▶
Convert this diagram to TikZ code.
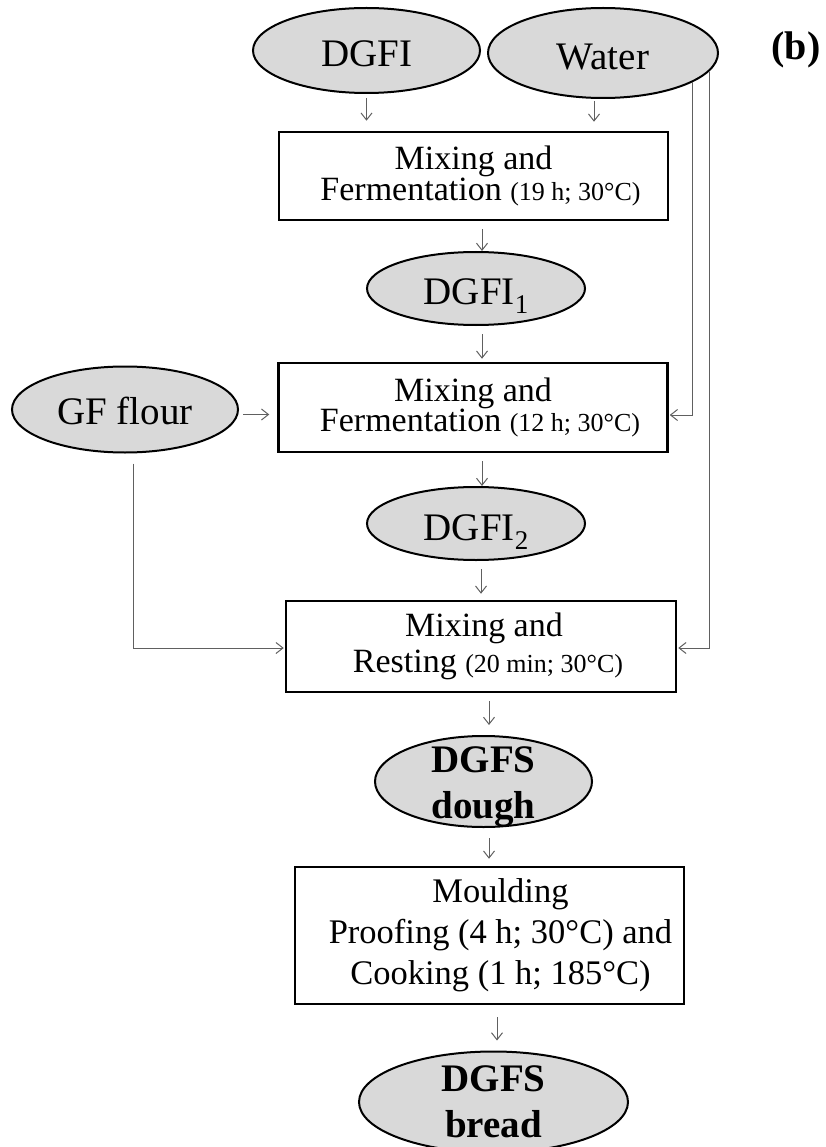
\documentclass[tikz,border=0pt]{standalone}
\usepackage{fontspec}
\setmainfont{Liberation Serif}
\usetikzlibrary{arrows.meta,shapes.geometric,calc}

\definecolor{fillgray}{HTML}{D9D9D9}
\definecolor{linegray}{HTML}{606060}
\newcommand{\cond}[1]{{\fontsize{26}{28}\selectfont #1}}
\newcommand{\lowsub}[1]{\raisebox{-9pt}{\fontsize{27}{27}\selectfont #1}}

\begin{document}
\begin{tikzpicture}[x=1pt,y=-1pt,
    pill/.style={ellipse, draw, line width=2pt, fill=fillgray, inner sep=0pt,
                 text height=33pt, text depth=0pt, font=\fontsize{39}{44}\selectfont},
    stepbox/.style={rectangle, draw, line width=2.5pt, inner sep=0pt, align=center,
                    minimum width=389pt, font=\fontsize{34}{29}\selectfont},
    boldtxt/.style={align=center, font=\fontsize{39}{46}\selectfont\bfseries},
    flow/.style={draw=linegray, line width=1pt, -{Straight Barb[length=7pt,width=11pt]},
                 shorten <=8pt, shorten >=6pt}]
                  \useasboundingbox (0,0) rectangle (825,1147);
                  % inputs
                  \node[pill, minimum width=227pt, minimum height=85pt] (dgfi) at (366.5,50.5) {DGFI};
                  \node[pill, minimum width=230pt, minimum height=90pt] (water) at (603,53) {Water};
                  \node[font=\fontsize{40}{44}\selectfont\bfseries] (panel) at (796,50) {(b)};
                  \node[pill, minimum width=226pt, minimum height=86pt, text height=30pt] (gf) at (125,409.5) {GF flour};
                  % process steps
                  \node[stepbox, minimum height=88pt] (mixA) at (473.5,176)
                      {Mixing and\\\hspace*{14pt}Fermentation \cond{(19 h; 30°C)}};
                  \node[pill, minimum width=218pt, minimum height=73pt] (dgfiA) at (476,288.5) {DGFI\lowsub{1}};
                  \node[stepbox, minimum height=89pt] (mixB) at (473,407.5)
                      {Mixing and\\\hspace*{14pt}Fermentation \cond{(12 h; 30°C)}};
                  \node[pill, minimum width=218pt, minimum height=73pt] (dgfiB) at (476,523.5) {DGFI\lowsub{2}};
                  \node[stepbox, minimum width=390pt, minimum height=91pt, font=\fontsize{34}{36}\selectfont] (mixC) at (481,646.5)
                      {\hspace*{6pt}Mixing and\\\hspace*{14pt}Resting \cond{(20 min; 30°C)}};
                  \node[pill, minimum width=217pt, minimum height=91pt,
                        label={[boldtxt, yshift=-5pt]center:DGFS\\dough}] (dough) at (483.5,781.5) {};
                  \node[stepbox, minimum height=137pt, font=\fontsize{34.5}{41}\selectfont] (mixD) at (489.5,935.5)
                      {\hspace*{22pt}Moulding\\\hspace*{22pt}Proofing (4 h; 30°C) and\\\hspace*{22pt}Cooking (1 h; 185°C)};
                  \node[pill, minimum width=269pt, minimum height=101pt,
                        label={[boldtxt]center:DGFS\\bread}] (bread) at (493.5,1102) {};
                  % main chain
                  \draw[flow, shorten <=4pt, shorten >=10pt] (dgfi.south) -- (dgfi.south |- mixA.north);
                  \draw[flow, shorten <=2pt, shorten >=9pt] ([xshift=-9pt]water.south) -- ([xshift=-9pt]water.south |- mixA.north);
                  \draw[flow, shorten >=0pt] ([xshift=6pt]dgfiA.north |- mixA.south) -- ([xshift=6pt]dgfiA.north);
                  \draw[flow, shorten >=3pt] ([xshift=6pt]dgfiA.south) -- ([xshift=6pt]dgfiA.south |- mixB.north);
                  \draw[flow, shorten >=0pt] ([xshift=6pt]dgfiB.north |- mixB.south) -- ([xshift=6pt]dgfiB.north);
                  \draw[flow] ([xshift=5pt]dgfiB.south) -- ([xshift=5pt]dgfiB.south |- mixC.north);
                  \draw[flow, shorten >=10pt] ([xshift=5.5pt]dough.north |- mixC.south) -- ([xshift=5.5pt]dough.north);
                  \draw[flow, shorten <=10pt, shorten >=7pt] ([xshift=5.5pt]dough.south) -- ([xshift=5.5pt]dough.south |- mixD.north);
                  \draw[flow, shorten <=12pt, shorten >=10pt] ([xshift=3.5pt]bread.north |- mixD.south) -- ([xshift=3.5pt]bread.north);
                  % side feeds
                  \draw[flow, shorten <=4pt, shorten >=8pt] ([yshift=-5pt]gf.east) -- ([yshift=-5pt]gf.east -| mixB.west);
                  \draw[flow, shorten <=10pt, shorten >=1pt] ([xshift=8pt]gf.south) |- ([yshift=-1.5pt]mixC.west);
                  \draw[flow, shorten <=0pt, shorten >=1pt] (water.-18) |- ([yshift=-7.5pt]mixB.east);
                  \draw[flow, shorten <=0pt, shorten >=1pt] (water.-10) |- ([yshift=-1.5pt]mixC.east);
              \end{tikzpicture}
\end{document}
◀
▸ Task brief: Repeat all the data as it stands, dropping any images it holds.

▸ Reply:
Convert this diagram to TikZ code.
\documentclass[tikz,border=0pt]{standalone}
\usepackage{fontspec}
\setmainfont{Liberation Serif}
\usetikzlibrary{arrows.meta,shapes.geometric,calc}

\definecolor{fillgray}{HTML}{D9D9D9}
\definecolor{linegray}{HTML}{606060}
\newcommand{\cond}[1]{{\fontsize{26}{28}\selectfont #1}}
\newcommand{\lowsub}[1]{\raisebox{-9pt}{\fontsize{27}{27}\selectfont #1}}

\begin{document}
\begin{tikzpicture}[x=1pt,y=-1pt,
    pill/.style={ellipse, draw, line width=2pt, fill=fillgray, inner sep=0pt,
                 text height=33pt, text depth=0pt, font=\fontsize{39}{44}\selectfont},
    stepbox/.style={rectangle, draw, line width=2.5pt, inner sep=0pt, align=center,
                    minimum width=389pt, font=\fontsize{34}{29}\selectfont},
    boldtxt/.style={align=center, font=\fontsize{39}{46}\selectfont\bfseries},
    flow/.style={draw=linegray, line width=1pt, -{Straight Barb[length=7pt,width=11pt]},
                 shorten <=8pt, shorten >=6pt}]
                  \useasboundingbox (0,0) rectangle (825,1147);
                  % inputs
                  \node[pill, minimum width=227pt, minimum height=85pt] (dgfi) at (366.5,50.5) {DGFI};
                  \node[pill, minimum width=230pt, minimum height=90pt] (water) at (603,53) {Water};
                  \node[font=\fontsize{40}{44}\selectfont\bfseries] (panel) at (796,50) {(b)};
                  \node[pill, minimum width=226pt, minimum height=86pt, text height=30pt] (gf) at (125,409.5) {GF flour};
                  % process steps
                  \node[stepbox, minimum height=88pt] (mixA) at (473.5,176)
                      {Mixing and\\\hspace*{14pt}Fermentation \cond{(19 h; 30°C)}};
                  \node[pill, minimum width=218pt, minimum height=73pt] (dgfiA) at (476,288.5) {DGFI\lowsub{1}};
                  \node[stepbox, minimum height=89pt] (mixB) at (473,407.5)
                      {Mixing and\\\hspace*{14pt}Fermentation \cond{(12 h; 30°C)}};
                  \node[pill, minimum width=218pt, minimum height=73pt] (dgfiB) at (476,523.5) {DGFI\lowsub{2}};
                  \node[stepbox, minimum width=390pt, minimum height=91pt, font=\fontsize{34}{36}\selectfont] (mixC) at (481,646.5)
                      {\hspace*{6pt}Mixing and\\\hspace*{14pt}Resting \cond{(20 min; 30°C)}};
                  \node[pill, minimum width=217pt, minimum height=91pt,
                        label={[boldtxt, yshift=-5pt]center:DGFS\\dough}] (dough) at (483.5,781.5) {};
                  \node[stepbox, minimum height=137pt, font=\fontsize{34.5}{41}\selectfont] (mixD) at (489.5,935.5)
                      {\hspace*{22pt}Moulding\\\hspace*{22pt}Proofing (4 h; 30°C) and\\\hspace*{22pt}Cooking (1 h; 185°C)};
                  \node[pill, minimum width=269pt, minimum height=101pt,
                        label={[boldtxt]center:DGFS\\bread}] (bread) at (493.5,1102) {};
                  % main chain
                  \draw[flow, shorten <=4pt, shorten >=10pt] (dgfi.south) -- (dgfi.south |- mixA.north);
                  \draw[flow, shorten <=2pt, shorten >=9pt] ([xshift=-9pt]water.south) -- ([xshift=-9pt]water.south |- mixA.north);
                  \draw[flow, shorten >=0pt] ([xshift=6pt]dgfiA.north |- mixA.south) -- ([xshift=6pt]dgfiA.north);
                  \draw[flow, shorten >=3pt] ([xshift=6pt]dgfiA.south) -- ([xshift=6pt]dgfiA.south |- mixB.north);
                  \draw[flow, shorten >=0pt] ([xshift=6pt]dgfiB.north |- mixB.south) -- ([xshift=6pt]dgfiB.north);
                  \draw[flow] ([xshift=5pt]dgfiB.south) -- ([xshift=5pt]dgfiB.south |- mixC.north);
                  \draw[flow, shorten >=10pt] ([xshift=5.5pt]dough.north |- mixC.south) -- ([xshift=5.5pt]dough.north);
                  \draw[flow, shorten <=10pt, shorten >=7pt] ([xshift=5.5pt]dough.south) -- ([xshift=5.5pt]dough.south |- mixD.north);
                  \draw[flow, shorten <=12pt, shorten >=10pt] ([xshift=3.5pt]bread.north |- mixD.south) -- ([xshift=3.5pt]bread.north);
                  % side feeds
                  \draw[flow, shorten <=4pt, shorten >=8pt] ([yshift=-5pt]gf.east) -- ([yshift=-5pt]gf.east -| mixB.west);
                  \draw[flow, shorten <=10pt, shorten >=1pt] ([xshift=8pt]gf.south) |- ([yshift=-1.5pt]mixC.west);
                  \draw[flow, shorten <=0pt, shorten >=1pt] (water.-18) |- ([yshift=-7.5pt]mixB.east);
                  \draw[flow, shorten <=0pt, shorten >=1pt] (water.-10) |- ([yshift=-1.5pt]mixC.east);
              \end{tikzpicture}
\end{document}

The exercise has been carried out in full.